Sono molto legato al Classicismo e al Barocco. Sono stati il repertorio d’elezione dei miei maestri, e mi dispiace enormemente che se ne stia perdendo la tradizione interpretativa. Il Mozart di Zecchi era leggendario, e io ho potuto approfondire con lui questo autore per ben quattro anni. Nei concorsi di oggi si sentono pochissime sonate di Haydn, Mozart e Beethoven: tutti optano per Liszt, Prokofiev e Rachmaninov, dimenticando che i tre grandi viennesi sono la base della musica classica. Non saperli eseguire nel modo corretto è una grande lacuna, nella preparazione di un musicista. Non bisogna trascurare poi l’approfondimento storico-musicologico. Io ho avuto la fortuna di studiare clavicembalo con Ferruccio Vignanelli, un grande misantropo, ma allo stesso tempo un docente eccezionale. Con lui ho sviscerato Scarlatti, Haendel, Couperin, Rameau. Quest’ultimo ora sta diventando di moda: io invece l’ho suonato tantissimo in un tempo in cui era ancora semisconosciuto ai pianisti.

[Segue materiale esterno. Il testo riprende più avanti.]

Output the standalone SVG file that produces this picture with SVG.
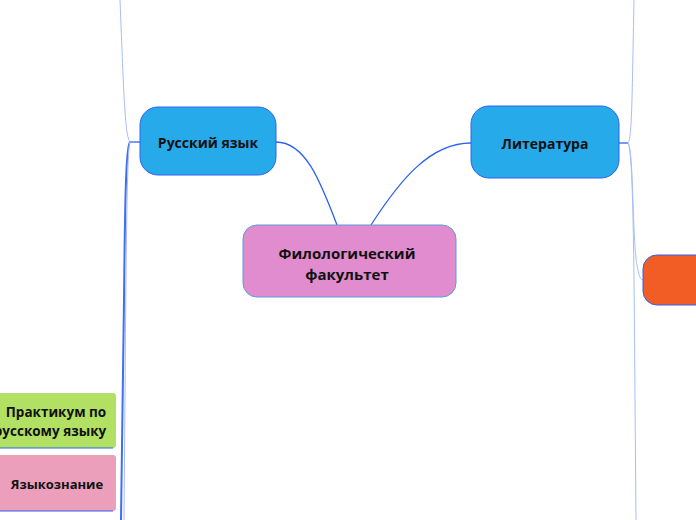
<svg xmlns="http://www.w3.org/2000/svg" width="696" height="520" viewBox="0 0 696 520">
<style>
.t{font-family:"Open Sans","Noto Sans","DejaVu Sans",sans-serif;font-weight:bold;fill:#111;text-anchor:middle}
.main{stroke:#2c62f0;stroke-width:1.3;fill:none}
.thick{stroke:#3d6ef5;stroke-width:2;fill:none}
.light{stroke:#a8bdf8;stroke-width:1;fill:none}
</style>
<rect width="696" height="520" fill="#fff"/>
<g id="connectors">
<path class="main" d="M276,142 C305,142 320,180 337,225"/>
<path class="main" d="M471,143 C430,143 400,180 371,225"/>
<path class="main" d="M140,142 L130,142"/>
<path class="light" d="M130,142 C125,135 124,100 120,0"/>
<path class="thick" d="M130,142 C126,145 125,200 124,300 L121,520"/>
<path class="light" d="M130,142 C127,150 126,250 125,400 L124,520"/>
<path class="main" d="M619,143 L628,143"/>
<path class="light" d="M628,143 C632,138 632,100 634,0"/>
<path class="light" d="M628,143 C634,150 632,250 638,270 C640,280 642,280 643,280"/>
<path class="light" d="M628,143 C633,150 634,250 635,400 L636,520"/>
</g>
<g id="n-russian">
<rect x="140" y="107" width="136" height="68" rx="18" fill="#27aae9" stroke="#2c62f0" stroke-width="1"/>
<text class="t" x="208" y="148" font-size="14">Русский язык</text>
</g>
<g id="n-literature">
<rect x="471" y="106" width="148" height="72" rx="18" fill="#27aae9" stroke="#2c62f0" stroke-width="1"/>
<text class="t" x="545" y="149" font-size="14">Литература</text>
</g>
<g id="n-center">
<rect x="243" y="225" width="213" height="72" rx="14" fill="#e08ccf" stroke="#5a9ce0" stroke-width="1"/>
<text class="t" x="347" y="259" font-size="15">Филологический</text>
<text class="t" x="347" y="280" font-size="15">факультет</text>
</g>
<g id="n-orange">
<rect x="643" y="255" width="80" height="50" rx="14" fill="#f15d24" stroke="#2c62f0" stroke-width="1"/>
</g>
<g id="n-practicum">
<rect x="-20" y="393" width="136" height="55" rx="3" fill="#b2e063"/>
<path d="M-20,448 L113,448" stroke="#2c62f0" stroke-width="1"/>
<text class="t" x="56" y="417" font-size="13.5">Практикум по</text>
<text class="t" x="50" y="436" font-size="13.5">русскому языку</text>
</g>
<g id="n-lingvo">
<rect x="-20" y="455" width="136" height="56" rx="3" fill="#eb9fbb"/>
<path d="M-20,511 L113,511" stroke="#2c62f0" stroke-width="1"/>
<text class="t" x="57" y="489" font-size="13">Языкознание</text>
</g>
</svg>
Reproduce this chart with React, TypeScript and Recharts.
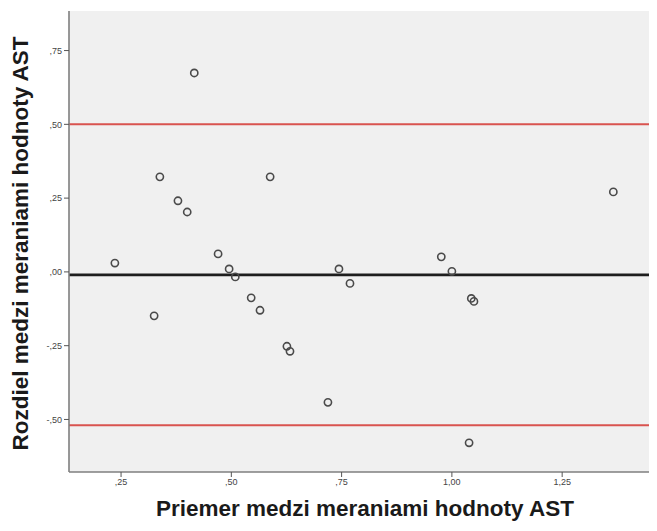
import React from 'react';
import { ScatterChart, Scatter, XAxis, YAxis, CartesianGrid, ReferenceLine, Label } from 'recharts';

const avgValues = [0.236, 0.325, 0.338, 0.379, 0.400, 0.416, 0.470, 0.495, 0.509, 0.545, 0.565, 0.588, 0.626, 0.633, 0.744, 0.769, 0.719, 0.976, 1.000, 1.044, 1.050, 1.366, 1.039];
const diffValues = [0.030, -0.149, 0.322, 0.241, 0.203, 0.674, 0.061, 0.010, -0.017, -0.088, -0.130, 0.322, -0.252, -0.269, 0.010, -0.039, -0.442, 0.051, 0.002, -0.090, -0.100, 0.271, -0.579];

const xTicks = [0.25, 0.5, 0.75, 1.0, 1.25];
const yTicks = [-0.5, -0.25, 0, 0.25, 0.5, 0.75];

const meanDiff = -0.01;
const upperLimit = 0.5;
const lowerLimit = -0.52;

const xTitle = 'Priemer medzi meraniami hodnoty AST';
const yTitle = 'Rozdiel medzi meraniami hodnoty AST';

const data = avgValues.map((x, i) => ({ x, y: diffValues[i] }));

const fmt = (v: number) => {
  const s = Math.abs(v).toFixed(2).replace('.', ',');
  const t = s.startsWith('0') ? s.slice(1) : s;
  return (v < 0 ? '-' : '') + t;
};

const Ring = (props: any) => {
  const { cx, cy } = props;
  if (cx == null || cy == null) return null;
  return <circle cx={cx} cy={cy} r={3.6} fill="none" stroke="#4a4a4a" strokeWidth={1.6} />;
};

const tickStyle = { fontSize: 9, fill: '#444', fontFamily: 'Liberation Sans, Arial, sans-serif' };
const titleStyle = { fontSize: 22.5, fontWeight: 700, fill: '#1a1a1a', fontFamily: 'Liberation Sans, Arial, sans-serif' };

export default function App() {
  return (
    <div style={{ width: 649, height: 515, background: '#fff' }}>
      <style>{'html,body{overflow:hidden}'}</style>
      <ScatterChart width={649} height={515} margin={{ top: 3, right: 0, bottom: 0, left: 0 }}>
        <CartesianGrid fill="#f0f0f0" horizontal={false} vertical={false} />
        <XAxis
          type="number"
          dataKey="x"
          domain={[0.132, 1.465]}
          ticks={xTicks}
          tickFormatter={fmt}
          height={51}
          allowDataOverflow
          axisLine={{ stroke: '#7f7f7f', strokeWidth: 1.6 }}
          tickLine={{ stroke: '#555' }}
          tickSize={5}
          tick={tickStyle}
        >
          <Label
            content={(p: any) => {
              const vb = p.viewBox || {};
              return (
                <text x={vb.x + vb.width / 2 + 2} y={vb.y + 44} textAnchor="middle" style={titleStyle}>
                  {xTitle}
                </text>
              );
            }}
          />
        </XAxis>
        <YAxis
          type="number"
          dataKey="y"
          domain={[-0.678, 0.884]}
          ticks={yTicks}
          tickFormatter={fmt}
          width={61}
          allowDataOverflow
          axisLine={{ stroke: '#7f7f7f', strokeWidth: 1.6 }}
          tickLine={{ stroke: '#555' }}
          tickSize={5}
          tick={tickStyle}
        >
          <Label
            content={(p: any) => {
              const vb = p.viewBox || {};
              const cx = 12;
              const cy = vb.y + vb.height / 2 + 2;
              return (
                <text
                  x={cx}
                  y={cy}
                  transform={`rotate(-90, ${cx}, ${cy})`}
                  textAnchor="middle"
                  dominantBaseline="central"
                  style={titleStyle}
                >
                  {yTitle}
                </text>
              );
            }}
          />
        </YAxis>
        <ReferenceLine y={upperLimit} stroke="#d9534f" strokeWidth={2} />
        <ReferenceLine y={lowerLimit} stroke="#d9534f" strokeWidth={2} />
        <ReferenceLine y={meanDiff} stroke="#1e1e1e" strokeWidth={2.6} />
        <Scatter data={data} shape={<Ring />} isAnimationActive={false} />
      </ScatterChart>
    </div>
  );
}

Ha eseguito anche tanta musica da camera…
Sono molto orgoglioso di aver organizzato numerose stagioni concertistiche dedicate al repertorio cameristico, che era considerato la Cenerentola della musica classica. Accadde su invito del Sindaco di Ginevra: la stagione si chiamava Amadeus Festival, e prese l’avvio nel 1988. Nella prima edizione furono eseguiti tutti i trii con pianoforte di Beethoven, e fu un successone. Poi abbiamo proseguito con molte altre integrali, ottenendo sempre il tutto esaurito. Le chiamavamo “le Naboriadi”, parafrasando le Schubertiadi. Avevo creato un’équipe di validissimi musicisti, tra cui molti giovani, tenendo per me le parti per pianoforte. A quest’avventura, durata 20 anni, ho affiancato un festival dedicato alla musica solistica, organizzato fuori Ginevra, non lontano da dove abitava Maria Josè, l’ultima regina d’Italia. Ho avuto modo di conoscerla: una persona squisita, che veniva ad ascoltare i concerti e spesso mi invitava a casa sua, mandando lo chaffeur a prendermi, perché desiderava che le suonassi qualcosa.
Dopo aver vissuto tanti anni in Svizzera, a cosa è dovuta la scelta di tornare a vivere in Italia, e più precisamente a Roma?
Gli anni di studio al Conservatorio Santa Cecilia sono stati i più belli della mia vita. Ero partito per la Svizzera dopo la scomparsa di Renata Borgatti, un’altra musicista eccezionale, che per me fu quasi una madre. A Ginevra mi resi conto di un ambiente un po’ troppo geloso dei miei successi, e la cosa mi amareggiò profondamente… E allora il caso ci mise lo zampino, quando mi capitò di vedere una commedia romantica hollywoodiana ambientata a Roma, Only you, dove riconobbi subito i luoghi in cui avevo vissuto. La nostalgia si fece sentire più forte che mai, e decisi di tornarci.
E noi ne siamo felici e onorati, Maestro! Per finire, quale consiglio si sente di dare ai nostri lettori giovani musicisti?
Affiancate allo studio della musica quello dell’arte, della letteratura, del teatro. Siate originali, interessanti, non robotici. Osate, dite la vostra attraverso i suoni dello strumento, non siate il clone di altri o del vostro maestro. Siate professionali: è una cosa che esigo dai miei allievi. E, ovviamente, studiate! Con attenzione, amore e serietà. Un ultimo consiglio: dedicatevi anche ad organizzare concerti, perché tra i vostri compiti c’è anche far innamorare della musica un pubblico sempre più vasto, incrementarne il numero ed educarlo alla bellezza.
Nella foto, il Maestro William Grant Naboré, insieme al vincitore del XVIII Concorso Internazionale Chopin di Varsavia, nel 2021, Bruce Liu, uno dei suoi alunni.